Towards Bioinspired Superhydrophobic Poly(Lactic Acid) Surface Using Dip-Coating in Xylene/Titanium Dioxide Suspension

Poly(lactic acid) (PLA) was injected into test sheets and then dipped in a suspension of xylene and trimethylol propyl silane (95/5) containing titanium dioxide (TiO 2 ) nanoparticles (NPs) at 65 and 85 °C for 3, 7, 10 and 15 s. TiO 2 NPs aggregates coated the sheet surfaces after dipping. The camera photos and the static water contact angle (WCA) showed that the dip-coating transformed all the hydrophilic surfaces into hydrophobicity, and especially that the sheet with retention of 85 °C and 7 s exhibited superhydrophobicity, while the water droplets on the 65 °C sheets were in pinning state. The water droplets rolled off the superhydrophobic surface at tilt angles below 3°, showing self-cleaning. The retention period of 7 s was suitable, as it achieved the highest surface hydrophobicity regardless the retention temperature. The images of scanning electron microscope (SEM) and optical microscopes demonstrated the deposition of TiO 2 NPs aggregates on the sheet surface and the formation of the porous structure on the surface. The combination of the aggregates with nanoscale protrusions and the pores with nanoscale pore walls constituted a hierarchical structure.

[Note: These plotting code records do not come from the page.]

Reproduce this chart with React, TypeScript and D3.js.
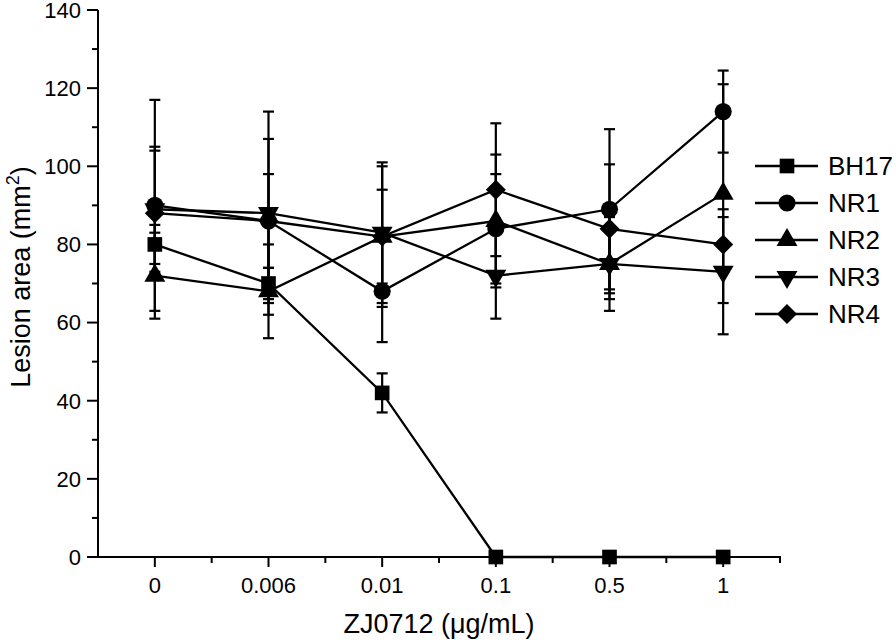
import React from "react";
import * as d3 from "d3";

const categories = ["0", "0.006", "0.01", "0.1", "0.5", "1"];
const seriesNames = ["BH17", "NR1", "NR2", "NR3", "NR4"];
const bh17 = [80, 70, 42, 0, 0, 0];
const bh17Err = [5, 4, 5, 0, 0, 0];
const nr1 = [90, 86, 68, 84, 89, 114];
const nr1Err = [27, 21, 13, 14, 20.5, 10.5];
const nr2 = [72, 68, 82, 86, 75, 93];
const nr2Err = [11, 12, 18, 17, 9, 28];
const nr3 = [89, 88, 83, 72, 75, 73];
const nr3Err = [16, 26, 18, 11, 12, 16];
const nr4 = [88, 86, 82, 94, 84, 80];
const nr4Err = [16, 12, 12, 17, 16.5, 7];
const yTicks = [0, 20, 40, 60, 80, 100, 120, 140];
const yMinorTicks = [10, 30, 50, 70, 90, 110, 130];

const W = 896;
const H = 643;
const x = d3.scalePoint<string>().domain(categories).range([98, 780]).padding(0.5);
const y = d3.scaleLinear().domain([0, 140]).range([557, 10]);

const series = [
  { name: seriesNames[0], values: bh17, err: bh17Err, shape: "square" },
  { name: seriesNames[1], values: nr1, err: nr1Err, shape: "circle" },
  { name: seriesNames[2], values: nr2, err: nr2Err, shape: "triangle" },
  { name: seriesNames[3], values: nr3, err: nr3Err, shape: "triangleDown" },
  { name: seriesNames[4], values: nr4, err: nr4Err, shape: "diamond" },
];

function symbolPath(shape: string): { d: string; rot: number } {
  switch (shape) {
    case "square":
      return { d: d3.symbol().type(d3.symbolSquare).size(215)() as string, rot: 0 };
    case "circle":
      return { d: d3.symbol().type(d3.symbolCircle).size(230)() as string, rot: 0 };
    case "triangle":
      return { d: d3.symbol().type(d3.symbolTriangle).size(190)() as string, rot: 0 };
    case "triangleDown":
      return { d: d3.symbol().type(d3.symbolTriangle).size(190)() as string, rot: 180 };
    default:
      return { d: d3.symbol().type(d3.symbolSquare).size(200)() as string, rot: 45 };
  }
}

const Marker = ({ cx, cy, shape }: { cx: number; cy: number; shape: string }) => {
  const s = symbolPath(shape);
  return <path d={s.d} transform={`translate(${cx},${cy}) rotate(${s.rot})`} fill="#000" />;
};

export default function App() {
  const line = d3
    .line<number>()
    .x((_, i) => x(categories[i]) as number)
    .y((v) => y(v));
  const step = x.step();
  const xMinor = categories.map((c) => x(c)! + step / 2);
  const font = "'Liberation Sans', Arial, sans-serif";
  const legendY = [166, 203, 240, 277, 314];

  return (
    <svg
      width={W}
      height={H}
      style={{ position: "absolute", left: 0, top: 0, background: "#fff", fontFamily: font }}
    >
      <rect width={W} height={H} fill="#fff" />
      {/* error bars */}
      {series.map((s) =>
        s.values.map((v, i) => {
          if (!s.err[i]) return null;
          const cx = x(categories[i])!;
          const y1 = y(v + s.err[i]);
          const y2 = y(v - s.err[i]);
          return (
            <g key={s.name + i} stroke="#000" strokeWidth={2.2}>
              <line x1={cx} x2={cx} y1={y1} y2={y2} />
              <line x1={cx - 5.5} x2={cx + 5.5} y1={y1} y2={y1} />
              <line x1={cx - 5.5} x2={cx + 5.5} y1={y2} y2={y2} />
            </g>
          );
        })
      )}
      {/* lines */}
      {series.map((s) => (
        <path key={s.name} d={line(s.values) as string} fill="none" stroke="#000" strokeWidth={2.3} />
      ))}
      {/* markers */}
      {series.map((s) =>
        s.values.map((v, i) => (
          <Marker key={s.name + "m" + i} cx={x(categories[i])!} cy={y(v)} shape={s.shape} />
        ))
      )}
      {/* y axis */}
      <line x1={98} x2={98} y1={y(140)} y2={y(0)} stroke="#000" strokeWidth={2} />
      {yTicks.map((t) => (
        <g key={"yt" + t}>
          <line x1={87} x2={98} y1={y(t)} y2={y(t)} stroke="#000" strokeWidth={2} />
          <text x={81} y={y(t)} dy="0.36em" textAnchor="end" fontSize={22}>
            {t}
          </text>
        </g>
      ))}
      {yMinorTicks.map((t) => (
        <line key={"ym" + t} x1={92} x2={98} y1={y(t)} y2={y(t)} stroke="#000" strokeWidth={2} />
      ))}
      {/* x axis */}
      <line x1={97} x2={781} y1={y(0)} y2={y(0)} stroke="#000" strokeWidth={2} />
      {categories.map((c) => (
        <g key={"xt" + c}>
          <line x1={x(c)} x2={x(c)} y1={y(0)} y2={y(0) + 10} stroke="#000" strokeWidth={2} />
          <text x={x(c)} y={593} textAnchor="middle" fontSize={22}>
            {c}
          </text>
        </g>
      ))}
      {xMinor.map((m, i) => (
        <line key={"xm" + i} x1={m} x2={m} y1={y(0)} y2={y(0) + 6} stroke="#000" strokeWidth={2} />
      ))}
      {/* axis titles */}
      <text x={439} y={633} textAnchor="middle" fontSize={27}>
        ZJ0712 (μg/mL)
      </text>
      <text transform="translate(30,277) rotate(-90)" textAnchor="middle" fontSize={27}>
        Lesion area (mm<tspan fontSize={18} dy={-11}>2</tspan>
        <tspan dy={11}>)</tspan>
      </text>
      {/* legend */}
      {series.map((s, i) => (
        <g key={"lg" + s.name}>
          <line x1={755} x2={818} y1={legendY[i]} y2={legendY[i]} stroke="#000" strokeWidth={2.3} />
          <Marker cx={787} cy={legendY[i]} shape={s.shape} />
          <text x={828} y={legendY[i]} dy="0.36em" fontSize={26}>
            {s.name}
          </text>
        </g>
      ))}
    </svg>
  );
}
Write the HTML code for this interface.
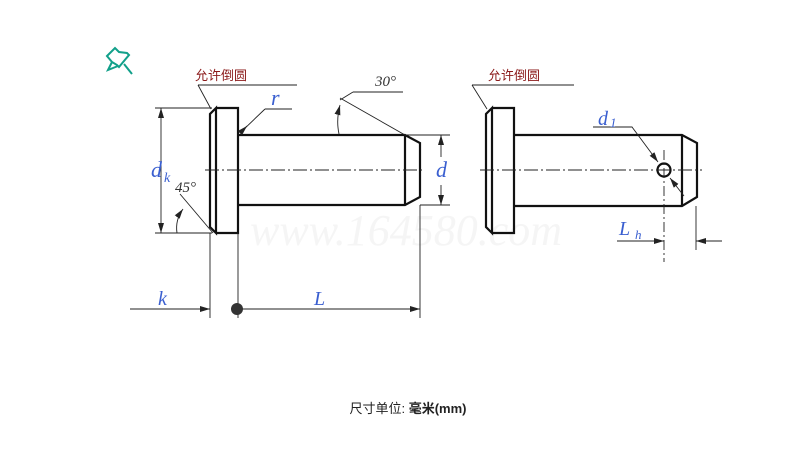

The retention temperature of 65 °C made the pores shallow and wide, and the TiO 2 concentration of 2% instead of 1% caused the excessive TiO 2 NPs aggregates to cover the PLA substrate, reducing the WCA. The wetting models of water droplets on the surfaces of the 65 and 85 °C sticks were classified as Wenzel and Cassie states, respectively.